Every software organization faces the onboarding challenge: helping newcomers navigate complex codebases, compensate for insufficient documentation, and comprehend code they did not author. Expert walkthroughs are among the most effective forms of support, yet they are expensive, repetitive, and do not scale. We present Lacy, a hybrid human-AI onboarding system that captures expert mentoring in reusable code tours-to our knowledge, the first hybrid approach combining AI-generated content with expert curation in code tours. Our design is grounded in requirements derived from 20+ meetings, surveys, and interviews across a year-long industry partnership with Beko. Supporting features include Voice-to-Tour capture, comprehension quizzes, podcasts, and a dashboard. We deployed Lacy on Beko's production environment and conducted a controlled study on a legacy finance system (30K+ LOC). Learners using expert-guided tours achieved 83% quiz scores versus 57% for AI-only tours, preferred tours over traditional self-study, and reported they would need fewer expert consultations. Experts found tour creation less burdensome than live walkthroughs. Beko has since adopted Lacy for organizational onboarding, and we release our code and study instruments as a replication package.

SEMar 26
Factors Influencing the Quality of AI-Generated Code: A Synthesis of Empirical Evidence

Vehid Geruslu, Zulfiyya Aliyeva, Eray Tüzün

Context: The rapid adoption of AI-assisted code generation tools, such as large language models (LLMs), is transforming software development practices. While these tools promise significant productivity gains, concerns regarding the quality, reliability, and security of AI-generated code are increasingly reported in both academia and industry. --Objective: This study aims to systematically synthesize existing empirical evidence on the factors influencing the quality of AI-generated source code and to analyze how these factors impact software quality outcomes across different evaluation contexts. --Method: We conducted a systematic literature review (SLR) following established guidelines, supported by an AI-assisted workflow with human oversight. A total of 24 primary studies were selected through a structured search and screening process across major digital libraries. Data were extracted and analyzed using qualitative, pattern-based evidence synthesis. --Results: The findings reveal that code quality in AI-assisted development is influenced by a combination of human factors, AI system characteristics, and human AI interaction dynamics. Key influencing factors include prompt design, task specification, and developer expertise. The results also show variability in quality outcomes such as correctness, security, maintainability, and complexity across studies, with both improvements and risks reported. --Conclusion: AI-assisted code generation represents a socio-technical shift in software engineering, where achieving high-quality outcomes depends on both technological and human factors. While promising, AI-generated code requires careful validation and integration into development workflows.

SEApr 1
SERSEM: Selective Entropy-Weighted Scoring for Membership Inference in Code Language Models

Kıvanç Kuzey Dikici, Serdar Kara, Semih Çağlar et al.
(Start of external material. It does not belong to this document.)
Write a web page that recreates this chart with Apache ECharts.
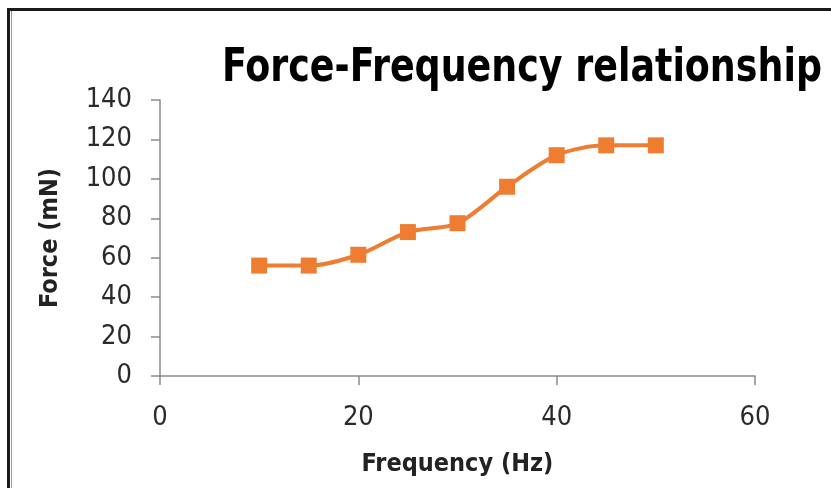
<!DOCTYPE html>
<html>
<head>
<meta charset="utf-8">
<script src="https://cdn.jsdelivr.net/npm/echarts@6/dist/echarts.min.js"></script>
<style>
html,body{margin:0;padding:0;background:#fff;}
#c{width:831px;height:488px;}
</style>
</head>
<body>
<div id="c"></div>
<script>
const titleText = 'Force-Frequency relationship';
const xName = 'Frequency (Hz)';
const yName = 'Force (mN)';
const frequency = [10, 15, 20, 25, 30, 35, 40, 45, 50];
const force = [56, 56, 61.5, 73, 77.5, 96, 112, 117, 117];

const FONT = '"DejaVu Sans Condensed", "Liberation Sans Narrow", "Liberation Sans", sans-serif';
const chart = echarts.init(document.getElementById('c'), null, {renderer: 'canvas'});
chart.setOption({
  backgroundColor: '#fff',
  animation: false,
  graphic: [
    {type: 'rect', shape: {x: 8.5, y: 9.5, width: 900, height: 600},
     style: {fill: 'none', stroke: '#1a1a1a', lineWidth: 3}, silent: true},
    {type: 'line', shape: {x1: 11.5, y1: 11, x2: 11.5, y2: 488},
     style: {stroke: '#9a9a9a', lineWidth: 1}, silent: true},
    {type: 'text', x: 222, y: 69, scaleX: 0.88, silent: true,
     style: {text: titleText, fontFamily: FONT, fontWeight: 'bold', fontSize: 46,
             fill: '#000', textAlign: 'left', textVerticalAlign: 'middle'}}
  ],
  grid: {left: 160, right: 76, top: 100, bottom: 112, containLabel: false},
  xAxis: {
    type: 'value', min: 0, max: 60, interval: 20,
    name: xName, nameLocation: 'middle', nameGap: 76,
    nameTextStyle: {fontFamily: FONT, fontWeight: 'bold', fontSize: 25, color: '#222'},
    axisLine: {show: true, lineStyle: {color: '#8a8a8a', width: 1.5}},
    axisTick: {show: true, length: 9, lineStyle: {color: '#8a8a8a', width: 1.5}},
    axisLabel: {fontFamily: FONT, fontSize: 27, color: '#2a2a2a', margin: 28},
    splitLine: {show: false}
  },
  yAxis: {
    type: 'value', min: 0, max: 140, interval: 20,
    name: yName, nameLocation: 'middle', nameGap: 97, nameRotate: 90,
    nameTextStyle: {fontFamily: FONT, fontWeight: 'bold', fontSize: 25, color: '#222'},
    axisLine: {show: true, lineStyle: {color: '#8a8a8a', width: 1.5}},
    axisTick: {show: true, length: 9, lineStyle: {color: '#8a8a8a', width: 1.5}},
    axisLabel: {fontFamily: FONT, fontSize: 27, color: '#2a2a2a', margin: 28},
    splitLine: {show: false}
  },
  series: [{
    type: 'line',
    data: frequency.map((f, i) => [f, force[i]]),
    smooth: 0.3,
    symbol: 'rect',
    symbolSize: 16,
    lineStyle: {color: '#EE7D31', width: 4},
    itemStyle: {color: '#EE7D31'}
  }]
});
</script>
</body>
</html>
As Large Language Models (LLMs) for code increasingly utilize massive, often non-permissively licensed datasets, evaluating data contamination through Membership Inference Attacks (MIAs) has become critical. We propose SERSEM (Selective Entropy-Weighted Scoring for Membership Inference), a novel white-box attack framework that suppresses uninformative syntactical boilerplate to amplify specific memorization signals. SERSEM utilizes a dual-signal methodology: first, a continuous character-level weight mask is derived through static Abstract Syntax Tree (AST) analysis, spellchecking-based multilingual logic detection, and offline linting. Second, these heuristic weights are used to pool internal transformer activations and calibrate token-level Z-scores from the output logits. Evaluated on a 25,000-sample balanced dataset, SERSEM achieves a global AUC-ROC of 0.7913 on the StarCoder2-3B model and 0.7867 on the StarCoder2-7B model, consistently outperforming the implemented probability-based baselines Loss, Min-K% Prob, and PAC. Our findings demonstrate that focusing on human-centric coding anomalies provides a significantly more robust indicator of verbatim memorization than sequence-level probability averages.